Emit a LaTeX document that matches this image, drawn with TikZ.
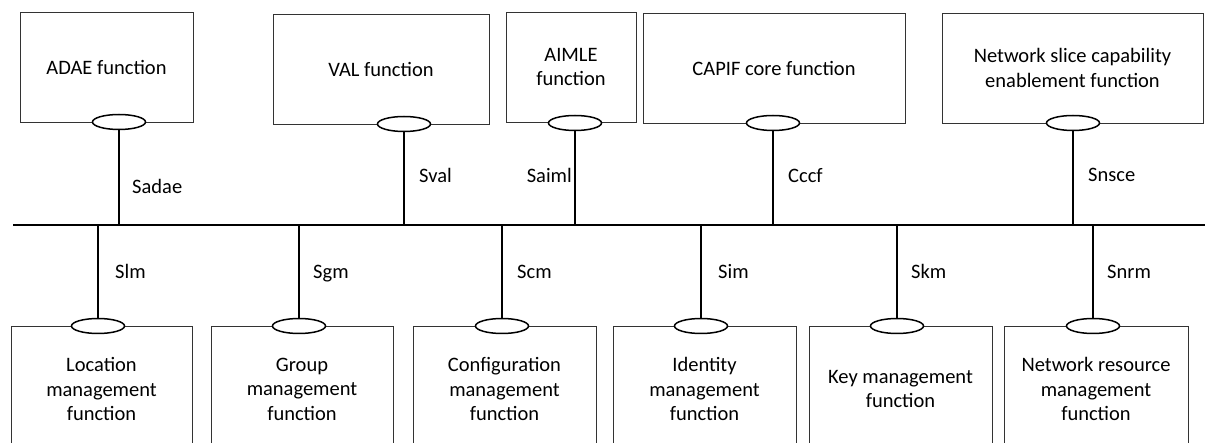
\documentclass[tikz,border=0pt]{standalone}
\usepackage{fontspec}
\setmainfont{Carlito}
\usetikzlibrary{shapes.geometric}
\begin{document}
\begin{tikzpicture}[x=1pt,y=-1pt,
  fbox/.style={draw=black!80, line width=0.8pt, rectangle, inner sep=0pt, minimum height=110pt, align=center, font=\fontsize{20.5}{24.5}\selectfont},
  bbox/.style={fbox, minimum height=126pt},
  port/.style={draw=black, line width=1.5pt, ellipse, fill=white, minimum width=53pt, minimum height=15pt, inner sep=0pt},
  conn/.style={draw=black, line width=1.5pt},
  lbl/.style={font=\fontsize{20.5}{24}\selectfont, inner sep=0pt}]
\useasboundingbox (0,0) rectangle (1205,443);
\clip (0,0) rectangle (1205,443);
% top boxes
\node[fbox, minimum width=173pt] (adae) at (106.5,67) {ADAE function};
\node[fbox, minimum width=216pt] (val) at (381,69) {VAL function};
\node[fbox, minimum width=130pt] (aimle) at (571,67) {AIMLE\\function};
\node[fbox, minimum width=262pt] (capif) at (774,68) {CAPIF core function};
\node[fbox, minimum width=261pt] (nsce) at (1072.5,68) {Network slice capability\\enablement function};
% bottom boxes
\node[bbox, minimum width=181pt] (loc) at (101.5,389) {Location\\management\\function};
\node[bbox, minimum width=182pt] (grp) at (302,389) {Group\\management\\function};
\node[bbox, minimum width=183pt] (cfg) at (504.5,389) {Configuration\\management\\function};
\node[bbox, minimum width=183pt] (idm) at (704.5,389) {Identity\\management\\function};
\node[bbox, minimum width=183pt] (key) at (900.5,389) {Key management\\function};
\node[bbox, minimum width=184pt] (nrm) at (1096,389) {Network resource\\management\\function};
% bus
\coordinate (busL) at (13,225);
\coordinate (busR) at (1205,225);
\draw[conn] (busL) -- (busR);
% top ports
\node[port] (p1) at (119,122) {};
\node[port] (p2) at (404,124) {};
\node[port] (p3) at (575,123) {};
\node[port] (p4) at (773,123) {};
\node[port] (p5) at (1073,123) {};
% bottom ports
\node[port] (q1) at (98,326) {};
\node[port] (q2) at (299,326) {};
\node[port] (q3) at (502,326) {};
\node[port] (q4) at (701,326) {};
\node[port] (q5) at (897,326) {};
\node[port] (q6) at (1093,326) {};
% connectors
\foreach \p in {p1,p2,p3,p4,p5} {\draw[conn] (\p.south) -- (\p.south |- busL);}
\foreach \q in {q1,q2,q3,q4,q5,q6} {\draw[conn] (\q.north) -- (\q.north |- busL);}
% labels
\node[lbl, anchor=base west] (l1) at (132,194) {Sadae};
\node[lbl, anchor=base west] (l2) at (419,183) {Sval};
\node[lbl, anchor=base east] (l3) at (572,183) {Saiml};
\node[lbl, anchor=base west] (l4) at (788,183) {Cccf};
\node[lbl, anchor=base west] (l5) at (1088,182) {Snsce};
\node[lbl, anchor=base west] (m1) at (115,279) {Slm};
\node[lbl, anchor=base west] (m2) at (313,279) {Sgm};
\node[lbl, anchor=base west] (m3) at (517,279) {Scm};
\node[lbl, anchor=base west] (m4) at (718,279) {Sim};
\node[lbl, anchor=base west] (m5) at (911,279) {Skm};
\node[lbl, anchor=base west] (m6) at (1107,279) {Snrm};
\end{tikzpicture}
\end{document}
=-=-=-=-=
**DO THIS**
Pictures are excluded; output everything else in the data verbatim.

**FINISHED TASK**
Emit a LaTeX document that matches this image, drawn with TikZ.
\documentclass[tikz,border=0pt]{standalone}
\usepackage{fontspec}
\setmainfont{Carlito}
\usetikzlibrary{shapes.geometric}
\begin{document}
\begin{tikzpicture}[x=1pt,y=-1pt,
  fbox/.style={draw=black!80, line width=0.8pt, rectangle, inner sep=0pt, minimum height=110pt, align=center, font=\fontsize{20.5}{24.5}\selectfont},
  bbox/.style={fbox, minimum height=126pt},
  port/.style={draw=black, line width=1.5pt, ellipse, fill=white, minimum width=53pt, minimum height=15pt, inner sep=0pt},
  conn/.style={draw=black, line width=1.5pt},
  lbl/.style={font=\fontsize{20.5}{24}\selectfont, inner sep=0pt}]
\useasboundingbox (0,0) rectangle (1205,443);
\clip (0,0) rectangle (1205,443);
% top boxes
\node[fbox, minimum width=173pt] (adae) at (106.5,67) {ADAE function};
\node[fbox, minimum width=216pt] (val) at (381,69) {VAL function};
\node[fbox, minimum width=130pt] (aimle) at (571,67) {AIMLE\\function};
\node[fbox, minimum width=262pt] (capif) at (774,68) {CAPIF core function};
\node[fbox, minimum width=261pt] (nsce) at (1072.5,68) {Network slice capability\\enablement function};
% bottom boxes
\node[bbox, minimum width=181pt] (loc) at (101.5,389) {Location\\management\\function};
\node[bbox, minimum width=182pt] (grp) at (302,389) {Group\\management\\function};
\node[bbox, minimum width=183pt] (cfg) at (504.5,389) {Configuration\\management\\function};
\node[bbox, minimum width=183pt] (idm) at (704.5,389) {Identity\\management\\function};
\node[bbox, minimum width=183pt] (key) at (900.5,389) {Key management\\function};
\node[bbox, minimum width=184pt] (nrm) at (1096,389) {Network resource\\management\\function};
% bus
\coordinate (busL) at (13,225);
\coordinate (busR) at (1205,225);
\draw[conn] (busL) -- (busR);
% top ports
\node[port] (p1) at (119,122) {};
\node[port] (p2) at (404,124) {};
\node[port] (p3) at (575,123) {};
\node[port] (p4) at (773,123) {};
\node[port] (p5) at (1073,123) {};
% bottom ports
\node[port] (q1) at (98,326) {};
\node[port] (q2) at (299,326) {};
\node[port] (q3) at (502,326) {};
\node[port] (q4) at (701,326) {};
\node[port] (q5) at (897,326) {};
\node[port] (q6) at (1093,326) {};
% connectors
\foreach \p in {p1,p2,p3,p4,p5} {\draw[conn] (\p.south) -- (\p.south |- busL);}
\foreach \q in {q1,q2,q3,q4,q5,q6} {\draw[conn] (\q.north) -- (\q.north |- busL);}
% labels
\node[lbl, anchor=base west] (l1) at (132,194) {Sadae};
\node[lbl, anchor=base west] (l2) at (419,183) {Sval};
\node[lbl, anchor=base east] (l3) at (572,183) {Saiml};
\node[lbl, anchor=base west] (l4) at (788,183) {Cccf};
\node[lbl, anchor=base west] (l5) at (1088,182) {Snsce};
\node[lbl, anchor=base west] (m1) at (115,279) {Slm};
\node[lbl, anchor=base west] (m2) at (313,279) {Sgm};
\node[lbl, anchor=base west] (m3) at (517,279) {Scm};
\node[lbl, anchor=base west] (m4) at (718,279) {Sim};
\node[lbl, anchor=base west] (m5) at (911,279) {Skm};
\node[lbl, anchor=base west] (m6) at (1107,279) {Snrm};
\end{tikzpicture}
\end{document}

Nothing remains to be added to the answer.